### Exercise description
Each line of the listing must be transcribed exactly, except for the images, which should be excluded.
## Begin
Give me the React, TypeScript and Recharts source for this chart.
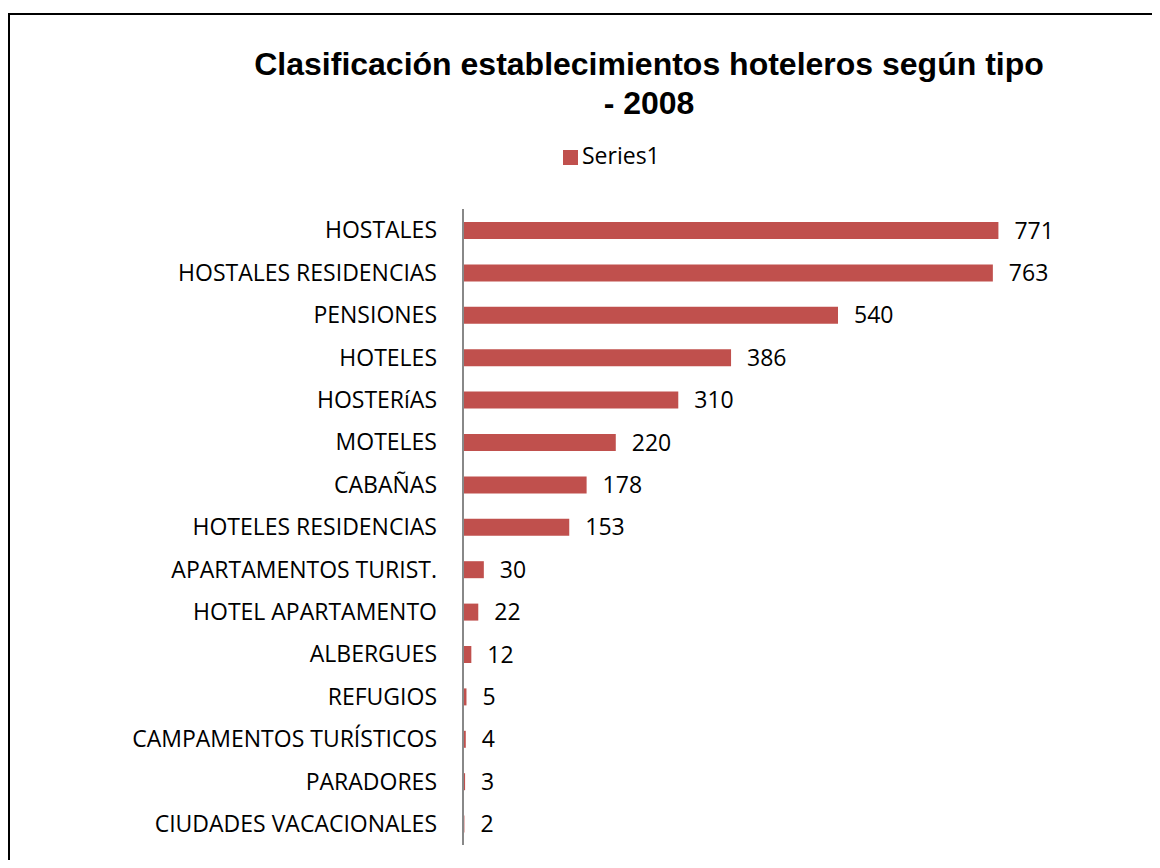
import React from 'react';
import { BarChart, Bar, XAxis, YAxis, Legend, LabelList } from 'recharts';

const categories: string[] = [
  'HOSTALES',
  'HOSTALES RESIDENCIAS',
  'PENSIONES',
  'HOTELES',
  'HOSTERíAS',
  'MOTELES ',
  'CABAÑAS',
  'HOTELES RESIDENCIAS',
  'APARTAMENTOS TURIST.',
  'HOTEL APARTAMENTO',
  'ALBERGUES',
  'REFUGIOS',
  'CAMPAMENTOS TURÍSTICOS',
  'PARADORES',
  'CIUDADES VACACIONALES',
];

const series1: number[] = [771, 763, 540, 386, 310, 220, 178, 153, 30, 22, 12, 5, 4, 3, 2];

const seriesName = 'Series1';
const titleLines: string[] = ['Clasificación establecimientos hoteleros según tipo', '- 2008'];

const data = categories.map((c, i) => ({ name: c, value: series1[i] }));

const BAR_COLOR = '#C0504D';
const FONT = '"Open Sans", sans-serif';

export default function App() {
  return (
    <div style={{ position: 'relative', width: 1160, height: 868, margin: -8, overflow: 'hidden', background: '#fff' }}>
      <div
        style={{
          position: 'absolute',
          left: 8,
          top: 13,
          right: -10,
          bottom: -10,
          borderTop: '2px solid #000',
          borderLeft: '2px solid #000',
        }}
      />
      <div
        style={{
          position: 'absolute',
          left: 199,
          top: 45.3,
          width: 900,
          textAlign: 'center',
          fontFamily: '"Liberation Sans", Arial, sans-serif',
          fontWeight: 'bold',
          fontSize: 32,
          lineHeight: '38.6px',
          color: '#000',
          whiteSpace: 'nowrap',
        }}
      >
        {titleLines[0]}
        <br />
        {titleLines[1]}
      </div>
      <div style={{ position: 'absolute', left: 0, top: 0 }}>
        <BarChart
          width={1160}
          height={868}
          data={data}
          layout="vertical"
          margin={{ top: 209, right: 72, bottom: 23, left: 0 }}
          barCategoryGap="30%"
        >
          <XAxis type="number" domain={[0, 900]} hide />
          <YAxis
            type="category"
            dataKey="name"
            width={463}
            axisLine={{ stroke: '#888888', strokeWidth: 2 }}
            tickLine={false}
            tickSize={0}
            tickMargin={26}
            interval={0}
            tick={{ fill: '#000', fontSize: 23, fontFamily: FONT }}
          />
          <Legend
            layout="horizontal"
            verticalAlign="middle"
            align="center"
            iconType="square"
            iconSize={15}
            wrapperStyle={{ top: 139, left: 563, width: 'auto', fontFamily: FONT, fontSize: 23 }}
            formatter={(v: string) => <span style={{ color: '#000' }}>{v}</span>}
          />
          <Bar dataKey="value" name={seriesName} fill={BAR_COLOR} barSize={17} isAnimationActive={false}>
            <LabelList
              dataKey="value"
              position="right"
              offset={16}
              fill="#000"
              fontSize={23}
              fontFamily={FONT}
            />
          </Bar>
        </BarChart>
      </div>
    </div>
  );
}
## End
### Response to the task
Give me the React, TypeScript and Recharts source for this chart.
import React from 'react';
import { BarChart, Bar, XAxis, YAxis, Legend, LabelList } from 'recharts';

const categories: string[] = [
  'HOSTALES',
  'HOSTALES RESIDENCIAS',
  'PENSIONES',
  'HOTELES',
  'HOSTERíAS',
  'MOTELES ',
  'CABAÑAS',
  'HOTELES RESIDENCIAS',
  'APARTAMENTOS TURIST.',
  'HOTEL APARTAMENTO',
  'ALBERGUES',
  'REFUGIOS',
  'CAMPAMENTOS TURÍSTICOS',
  'PARADORES',
  'CIUDADES VACACIONALES',
];

const series1: number[] = [771, 763, 540, 386, 310, 220, 178, 153, 30, 22, 12, 5, 4, 3, 2];

const seriesName = 'Series1';
const titleLines: string[] = ['Clasificación establecimientos hoteleros según tipo', '- 2008'];

const data = categories.map((c, i) => ({ name: c, value: series1[i] }));

const BAR_COLOR = '#C0504D';
const FONT = '"Open Sans", sans-serif';

export default function App() {
  return (
    <div style={{ position: 'relative', width: 1160, height: 868, margin: -8, overflow: 'hidden', background: '#fff' }}>
      <div
        style={{
          position: 'absolute',
          left: 8,
          top: 13,
          right: -10,
          bottom: -10,
          borderTop: '2px solid #000',
          borderLeft: '2px solid #000',
        }}
      />
      <div
        style={{
          position: 'absolute',
          left: 199,
          top: 45.3,
          width: 900,
          textAlign: 'center',
          fontFamily: '"Liberation Sans", Arial, sans-serif',
          fontWeight: 'bold',
          fontSize: 32,
          lineHeight: '38.6px',
          color: '#000',
          whiteSpace: 'nowrap',
        }}
      >
        {titleLines[0]}
        <br />
        {titleLines[1]}
      </div>
      <div style={{ position: 'absolute', left: 0, top: 0 }}>
        <BarChart
          width={1160}
          height={868}
          data={data}
          layout="vertical"
          margin={{ top: 209, right: 72, bottom: 23, left: 0 }}
          barCategoryGap="30%"
        >
          <XAxis type="number" domain={[0, 900]} hide />
          <YAxis
            type="category"
            dataKey="name"
            width={463}
            axisLine={{ stroke: '#888888', strokeWidth: 2 }}
            tickLine={false}
            tickSize={0}
            tickMargin={26}
            interval={0}
            tick={{ fill: '#000', fontSize: 23, fontFamily: FONT }}
          />
          <Legend
            layout="horizontal"
            verticalAlign="middle"
            align="center"
            iconType="square"
            iconSize={15}
            wrapperStyle={{ top: 139, left: 563, width: 'auto', fontFamily: FONT, fontSize: 23 }}
            formatter={(v: string) => <span style={{ color: '#000' }}>{v}</span>}
          />
          <Bar dataKey="value" name={seriesName} fill={BAR_COLOR} barSize={17} isAnimationActive={false}>
            <LabelList
              dataKey="value"
              position="right"
              offset={16}
              fill="#000"
              fontSize={23}
              fontFamily={FONT}
            />
          </Bar>
        </BarChart>
      </div>
    </div>
  );
}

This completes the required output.